Convergence in the dual of a \(\sigma\)-complete \(C^*\)-algebra (Q596702)

Let \(B\) be a monotone \(\sigma\)-complete C*-algebra, that is, a C*-algebra which possesses a unit element and so that each upper bounded, monotone increasing sequence of self-adjoint elements of \(B\) has a least upper bound. In particular, every von Neumann algebra is a monotone \(\sigma\)-complete C*-algebra. It is also known that the class of monotone \(\sigma\)-complete C*-algebras is strictly larger than the class of von Neumann algebras. In the paper under review, the authors provide sufficient conditions to assure that a sequence in the dual of a monotone \(\sigma\)-complete C*-algebra is weakly convergent. Concretely, they prove that if \((\mu_n)\) is a sequence in the dual of a monotone \(\sigma\)-complete C*-algebra \(B\) such that \((\mu_n (p))\) converges for each projection \(p\in B,\) then \((\mu_n)\) converges weakly to a bounded functional on \(B\).

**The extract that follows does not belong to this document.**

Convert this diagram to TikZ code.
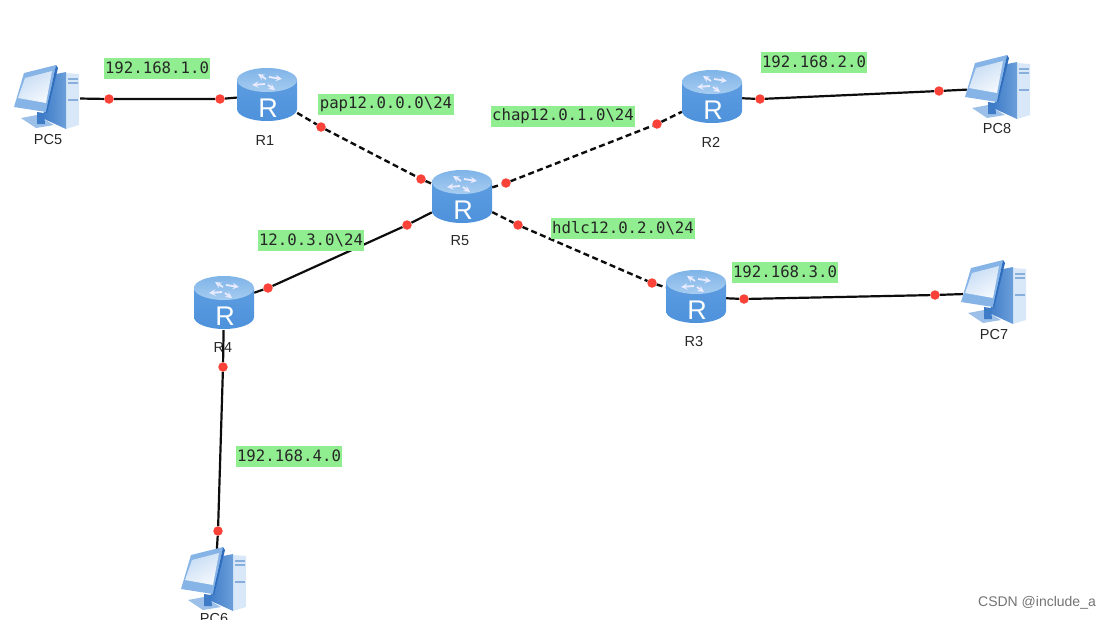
\documentclass[tikz,border=0pt]{standalone}
\usepackage{fontspec}
\setmainfont{Liberation Sans}
\newfontfamily\labelfont{DejaVu Sans Mono}
\definecolor{linkred}{HTML}{FA4238}
\definecolor{labelgreen}{HTML}{90EE90}
\definecolor{bodyedge}{HTML}{5C9CE0}
\definecolor{bodymid}{HTML}{8EC2F0}
\definecolor{bodyright}{HTML}{4E92DC}
\definecolor{toplight}{HTML}{A6CCF0}
\definecolor{topdark}{HTML}{7FB4E8}
\definecolor{towerfront}{HTML}{D8E8F8}
\definecolor{towerline}{HTML}{88AEDC}
\definecolor{towerside}{HTML}{6C9FDA}
\definecolor{framefill}{HTML}{86B4E6}
\definecolor{framedark}{HTML}{2F6EBE}
\definecolor{basefill}{HTML}{9CC0E8}
\definecolor{standfill}{HTML}{3F7CC8}
\definecolor{screenlight}{HTML}{F4F8FD}
\definecolor{screendark}{HTML}{C6DCF4}
\tikzset{
    devbox/.style={minimum width=60pt, minimum height=54pt, inner sep=0pt},
    pcbox/.style={minimum width=64pt, minimum height=58pt, inner sep=0pt},
    devname/.style={font=\fontsize{14.5}{16}\selectfont, text=black!85},
    netlabel/.style={fill=labelgreen, font=\labelfont\fontsize{15.7}{17}\selectfont, minimum height=21pt, inner xsep=1.5pt, inner ysep=0pt, text=black!85},
    reddot/.style={circle, fill=linkred, minimum size=9.5pt, inner sep=0pt},
    link/.style={line width=2.2pt, black!95},
    linkdash/.style={link, line width=2.4pt, dash pattern=on 6pt off 3.5pt},
    pinarrow/.style={->, >=stealth, white!92!blue, line width=1.8pt},
    routerpic/.pic={
        \shade[left color=bodyedge, middle color=bodymid, right color=bodyright, shading angle=0]
            (-30,-15) -- (-30,14) arc[start angle=180, end angle=0, x radius=30, y radius=12] -- (30,-15) -- cycle;
        \shade[top color=topdark, bottom color=toplight] (0,-15) ellipse[x radius=30, y radius=12];
        \draw[pinarrow] (-1,-16) -- (-9,-21);
        \draw[pinarrow] (2,-18) -- (15,-16);
        \draw[pinarrow] (1,-10) -- (8,-5);
        \draw[pinarrow] (-2,-11) -- (-15,-10);
        \node[font=\fontsize{27}{27}\selectfont, text=white, inner sep=0pt] (-letter) at (1,13) {R};
    },
    pcpic/.pic={
        % tower, stand, monitor
        \fill[towerfront] (18,-25) -- (31,-24) -- (31,27) -- (18,31) -- cycle;
        \shade[left color=standfill, right color=towerside] (8,-24) -- (18,-26) -- (18,31) -- (-6,20) -- cycle;
        \draw[towerline, line width=1.2pt] (20,-19) -- (30,-19) (20,-15) -- (30,-15) (20,2) -- (30,2);
        \fill[basefill] (-27,20) -- (-11,17) -- (6,27) -- (-12,30) -- cycle;
        \fill[standfill] (-11,14) -- (-4,15) -- (-3,26) -- (-11,26) -- cycle;
        \fill[framefill] (-24,-25) -- (8,-33) -- (-2,14) -- (-34,9) -- cycle;
        \fill[framedark] (8,-33) -- (10,-30) -- (-1,15) -- (-2,14) -- cycle;
        \shade[top color=screendark, bottom color=screenlight, shading angle=30] (-23,-20) -- (4,-27) -- (-2,5) -- (-30,0) -- cycle;
    }
}
\begin{document}
\begin{tikzpicture}[x=1pt, y=-1pt]
    \useasboundingbox (0,0) rectangle (1111,619);
    \clip (0,0) rectangle (1111,619);
    % devices
    \foreach \nm/\x/\y in {R1/267/95, R2/712/97, R3/696/297, R4/224/303, R5/462/197}
        \node[devbox] (\nm) at (\x,\y) {};
    \foreach \nm/\x/\y in {PC5/48/98, PC6/215/580, PC7/995/293, PC8/999/88}
        \node[pcbox] (\nm) at (\x,\y) {};
    % names
    \foreach \nm/\x/\y in {R1/265/141, R2/711/142, R3/694/342, R4/223/348, R5/460/241, PC5/48/140, PC6/214/618, PC7/994/335, PC8/997/129}
        \node[devname] (name\nm) at (\x,\y) {\nm};
    % dots on the links
    \foreach \nm/\x/\y in {a/109/99, b/220/99, c/321/127, d/421/179, e/506/183, f/657/124, g/518/225, h/652/283, i/407/225, j/268/288, k/223/367, l/218/531, m/760/99, n/939/91, o/744/299, p/935/295}
        \node[reddot] (dot\nm) at (\x,\y) {};
    % links
    \draw[link] (PC5) -- (dota) -- (dotb) -- (R1);
    \draw[linkdash] (R1) -- (dotc) -- (dotd) -- (R5);
    \draw[linkdash] (R5) -- (dote) -- (dotf) -- (R2);
    \draw[linkdash] (R5) -- (dotg) -- (doth) -- (R3);
    \draw[link] (R5) -- (doti) -- (dotj) -- (R4);
    \draw[link] (R4) -- (dotk) -- (dotl) -- (PC6);
    \draw[link] (R2) -- (dotm) -- (dotn) -- (PC8);
    \draw[link] (R3) -- (doto) -- (dotp) -- (PC7);
    % icons over the link ends
    \foreach \nm/\x/\y in {R1/267/95, R2/712/97, R3/696/297, R4/224/303, R5/462/197}
        \pic (icon\nm) at (\x,\y) {routerpic};
    \foreach \nm/\x/\y in {PC5/48/98, PC6/215/580, PC7/995/293, PC8/999/88}
        \pic at (\x,\y) {pcpic};
    % labels
    \node[netlabel] (netA) at (157,68) {192.168.1.0};
    \node[netlabel] (netB) at (814,62) {192.168.2.0};
    \node[netlabel] (netC) at (785,272) {192.168.3.0};
    \node[netlabel] (netD) at (289,456) {192.168.4.0};
    \node[netlabel] (netE) at (386,104) {pap12.0.0.0\textbackslash24};
    \node[netlabel] (netF) at (563,116) {chap12.0.1.0\textbackslash24};
    \node[netlabel] (netG) at (623,228) {hdlc12.0.2.0\textbackslash24};
    \node[netlabel] (netH) at (311,240) {12.0.3.0\textbackslash24};
    \node[font=\fontsize{14}{16}\selectfont, text=black!55] (mark) at (1037,603) {CSDN @include\_a};
\end{tikzpicture}
\end{document}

This interesting result extends the non-commutative version of the Dieudonné theorem proved by \textit{J. K. Brooks, K. Saitô} and \textit{J. D. M. Wright} [J. Math. Anal. Appl. 276, No.~1, 160-167 (2002; Zbl 1018.46031)], where the hypotheses are essentially stronger because, in the latter, it is assumed that the sequence \((\mu_n)\) converges on each range projection in \(B^{**}\). In a second section, the authors study the absolute continuity of bounded linear functionals on a monotone \(\sigma\)-complete C*-algebra.